Conclude with Silence (2 minutes)


Day 5 – You Are a Gift

Silence, Stillness and Centering before God (2 minutes)

Scripture Reading – 1 Peter 4:10

When we think of gifts, it’s very easy to think only of presents, of something physical that we can wrap up and give to someone. It’s there, it’s tangible, it’s a gift; we give it to someone and it becomes theirs and they take it home with them. Or maybe, because we’re Christian, we think of spiritual gifts, those intangibles we have been given by God to use in service to others. When we read these words of Peter’s it is tempting to think about the gifts we have, that we possess, of whatever type. But we need to understand that we ourselves are a gift. We are a gift both to ourselves and to people around us. We were created to share the kindness, the love and the grace of God with others. We have seen how Mary and Elizabeth were gifts to each other, offering themselves to each other, giving their love and comfort and presence to each other.

There are times in our lives when the simple presence of others, and their giving of unconditional love and acceptance to us, is the greatest gift of all.
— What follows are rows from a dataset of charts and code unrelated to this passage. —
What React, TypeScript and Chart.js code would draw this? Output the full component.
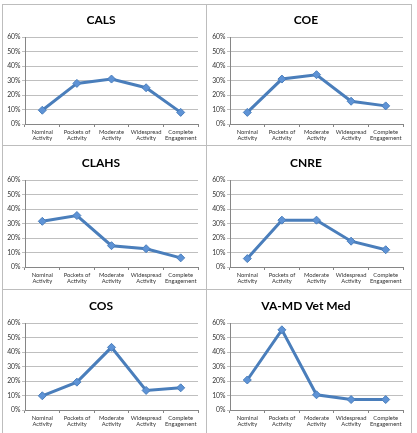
import React, { useEffect, useRef } from "react";
import { Chart, registerables } from "chart.js";

Chart.register(...registerables);

const categories: string[][] = [
  ["Nominal", "Activity"],
  ["Pockets of", "Activity"],
  ["Moderate", "Activity"],
  ["Widespread", "Activity"],
  ["Complete", "Engagement"],
];

const calsValues = [9.5, 28, 31, 25, 8];
const coeValues = [8, 31, 34, 15.7, 12.5];
const clahsValues = [31.5, 35.5, 14.7, 12.6, 6.3];
const cnreValues = [5.8, 32.3, 32.3, 17.8, 11.9];
const cosValues = [9.8, 19.2, 43.2, 13.5, 15.3];
const vetMedValues = [20.7, 55.3, 10.5, 7.2, 7.2];

const yTicks = [0, 10, 20, 30, 40, 50, 60];

const panels = [
  { title: "CALS", values: calsValues },
  { title: "COE", values: coeValues },
  { title: "CLAHS", values: clahsValues },
  { title: "CNRE", values: cnreValues },
  { title: "COS", values: cosValues },
  { title: "VA-MD Vet Med", values: vetMedValues },
];

const colLeft = [2, 207];
const rowTop = [2, 145, 288];
const PW = 204;
const PH = 143;

function Panel({ title, values, left, top }: { title: string; values: number[]; left: number; top: number }) {
  const ref = useRef<HTMLCanvasElement | null>(null);
  useEffect(() => {
    if (!ref.current) return;
    const chart = new Chart(ref.current, {
      type: "line",
      data: {
        labels: categories,
        datasets: [
          {
            data: values,
            borderColor: "#4A7EBB",
            borderWidth: 3,
            pointStyle: "rectRot",
            pointRadius: 4,
            pointBackgroundColor: "#5E93D6",
            pointBorderColor: "#4A7EBB",
            pointBorderWidth: 1,
            tension: 0,
          },
        ],
      },
      options: {
        responsive: false,
        animation: false,
        layout: { padding: { left: 2, right: 8, top: 0, bottom: 0 } },
        plugins: {
          legend: { display: false },
          tooltip: { enabled: false },
          title: {
            display: true,
            text: title,
            color: "#000",
            font: { family: "Lato", size: 12, weight: "bold", lineHeight: 1.2 },
            padding: { top: 10.8, bottom: 9.8 },
          },
        },
        scales: {
          x: {
            offset: true,
            grid: {
              offset: true,
              display: true,
              drawOnChartArea: false,
              drawTicks: true,
              tickLength: 3,
              color: "#868686",
            },
            border: { color: "#868686", width: 1 },
            ticks: {
              color: "#333",
              font: { family: "Lato", size: 5.8, lineHeight: 1.15 },
              padding: 1.5,
              maxRotation: 0,
              minRotation: 0,
              autoSkip: false,
            },
            afterFit: (s: any) => {
              s.height = 21;
            },
          },
          y: {
            min: 0,
            max: 60,
            afterBuildTicks: (s: any) => {
              s.ticks = yTicks.map((v) => ({ value: v }));
            },
            grid: { color: "#BFBFBF", tickLength: 3, lineWidth: 1 },
            border: { color: "#868686", width: 1 },
            ticks: {
              color: "#333",
              font: { family: "Lato", size: 6.8 },
              padding: 1.5,
              callback: (v: any) => v + "%",
            },
            afterFit: (s: any) => {
              s.width = 21;
            },
          },
        },
      },
    });
    return () => chart.destroy();
  }, [title, values]);
  return (
    <canvas
      ref={ref}
      width={PW}
      height={PH}
      style={{ position: "absolute", left, top, width: PW, height: PH }}
    />
  );
}

export default function App() {
  const lineColor = "#BDBDBD";
  return (
    <div style={{ position: "absolute", left: 0, top: 0, width: 417, height: 433, background: "#fff", overflow: "hidden" }}>
      {panels.map((p, i) => (
        <Panel key={p.title} title={p.title} values={p.values} left={colLeft[i % 2]} top={rowTop[Math.floor(i / 2)]} />
      ))}
      {[2, 206, 411].map((x) => (
        <div key={"v" + x} style={{ position: "absolute", left: x, top: 4, width: 1, height: 440, background: lineColor }} />
      ))}
      {[4, 145, 289].map((y) => (
        <div key={"h" + y} style={{ position: "absolute", left: 2, top: y, width: 410, height: 1, background: lineColor }} />
      ))}
    </div>
  );
}
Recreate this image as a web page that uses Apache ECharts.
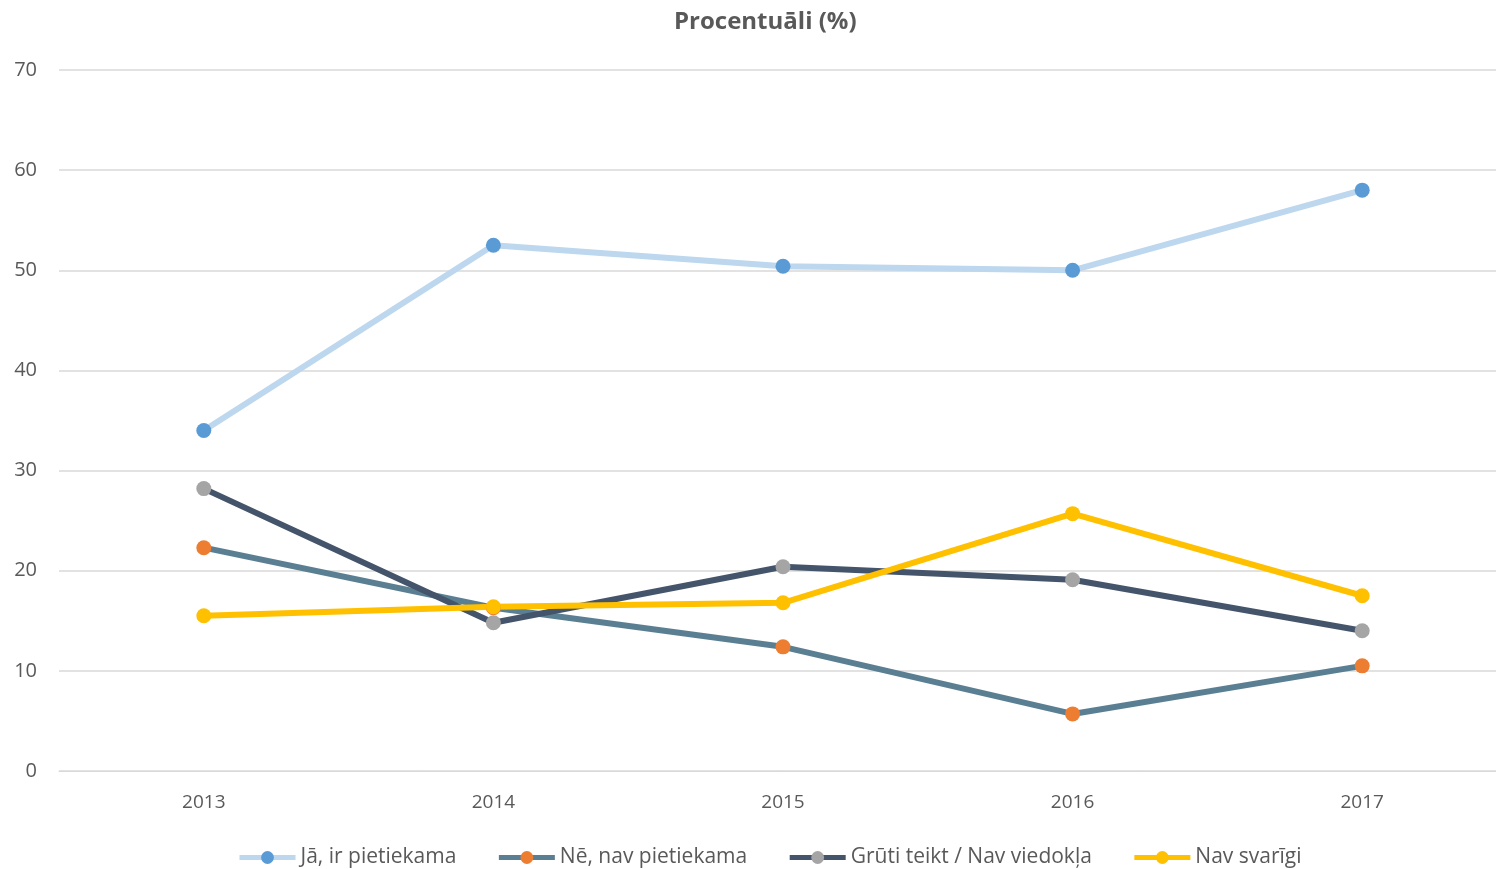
<!DOCTYPE html>
<html>
<head>
<meta charset="utf-8">
<script src="https://cdn.jsdelivr.net/npm/echarts@6/dist/echarts.min.js"></script>
<style>
  html, body { margin: 0; padding: 0; background: #fff; }
  #chart { width: 1496px; height: 869px; }
</style>
</head>
<body>
<div id="chart"></div>
<script>
// dati nolasīti no attēla
const years = ['2013', '2014', '2015', '2016', '2017']
const jaIrPietiekama = [34.0, 52.5, 50.4, 50.0, 58.0]
const neNavPietiekama = [22.3, 16.3, 12.4, 5.7, 10.5]
const grutiTeikt = [28.2, 14.8, 20.4, 19.1, 14.0]
const navSvarigi = [15.5, 16.4, 16.8, 25.7, 17.5]

const seriesDefs = [
  { name: 'Jā, ir pietiekama', data: jaIrPietiekama, line: '#BDD7EE', dot: '#5B9BD5' },
  { name: 'Nē, nav pietiekama', data: neNavPietiekama, line: '#5B7F92', dot: '#ED7D31' },
  { name: 'Grūti teikt / Nav viedokļa', data: grutiTeikt, line: '#44546A', dot: '#A5A5A5' },
  { name: 'Nav svarīgi', data: navSvarigi, line: '#FFC000', dot: '#FFC000' }
]

const font = '"Open Sans", "Noto Sans", sans-serif'

const myChart = echarts.init(document.getElementById('chart'))
myChart.setOption({
  animation: false,
  textStyle: { fontFamily: font },
  title: {
    text: 'Procentuāli (%)',
    left: 669,
    top: 5,
    textStyle: { fontSize: 24, fontWeight: 'bold', color: '#595959', fontFamily: font }
  },
  legend: {
    top: 842,
    left: 232,
    itemWidth: 56,
    itemHeight: 16,
    itemGap: 40,
    lineStyle: { width: 5 },
    textStyle: { fontSize: 21, color: '#595959', fontFamily: font },
    data: seriesDefs.map(s => s.name)
  },
  grid: { left: 59, width: 1448, top: 70, bottom: 98, outerBoundsMode: 'none' },
  xAxis: {
    type: 'category',
    data: years,
    boundaryGap: true,
    axisLine: { lineStyle: { color: '#D9D9D9', width: 1 } },
    axisTick: { show: false },
    axisLabel: { fontSize: 19, color: '#595959', margin: 22 }
  },
  yAxis: {
    type: 'value',
    min: 0,
    max: 70,
    interval: 10,
    axisLine: { show: false },
    axisTick: { show: false },
    axisLabel: { fontSize: 20, color: '#595959', margin: 22 },
    splitLine: { lineStyle: { color: '#D9D9D9', width: 1.5 } }
  },
  series: seriesDefs.map(s => ({
    name: s.name,
    type: 'line',
    data: s.data,
    symbol: 'circle',
    symbolSize: 15,
    showSymbol: true,
    lineStyle: { color: s.line, width: 6 },
    itemStyle: { color: s.dot, borderWidth: 0 },
    emphasis: { disabled: true }
  }))
})
</script>
</body>
</html>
In good times we celebrate together and encourage each other; in hard times we sit with each other and grieve. We should never underestimate the ways in which we can be a gift – these ways are often in small, seemingly inconsequential moments of friendship. God loves to give and he has given us the gift of ourselves. Realising this, we are able to become who we are meant to be, reflecting the image of God. Often we focus on the gifts themselves, rather than on the way we can use who we are to benefit others and show God’s love. We are gifts designed to share God’s gracious gift with others. You can be a gift for others.

Questions to Consider
How have others been a gift to you? What did you learn about God at these times? How do you see yourself as a gift for others?

Prayer
Loving Lord, help me be more open to seeing myself as a servant of others, and offer more of myself to those around me. Amen.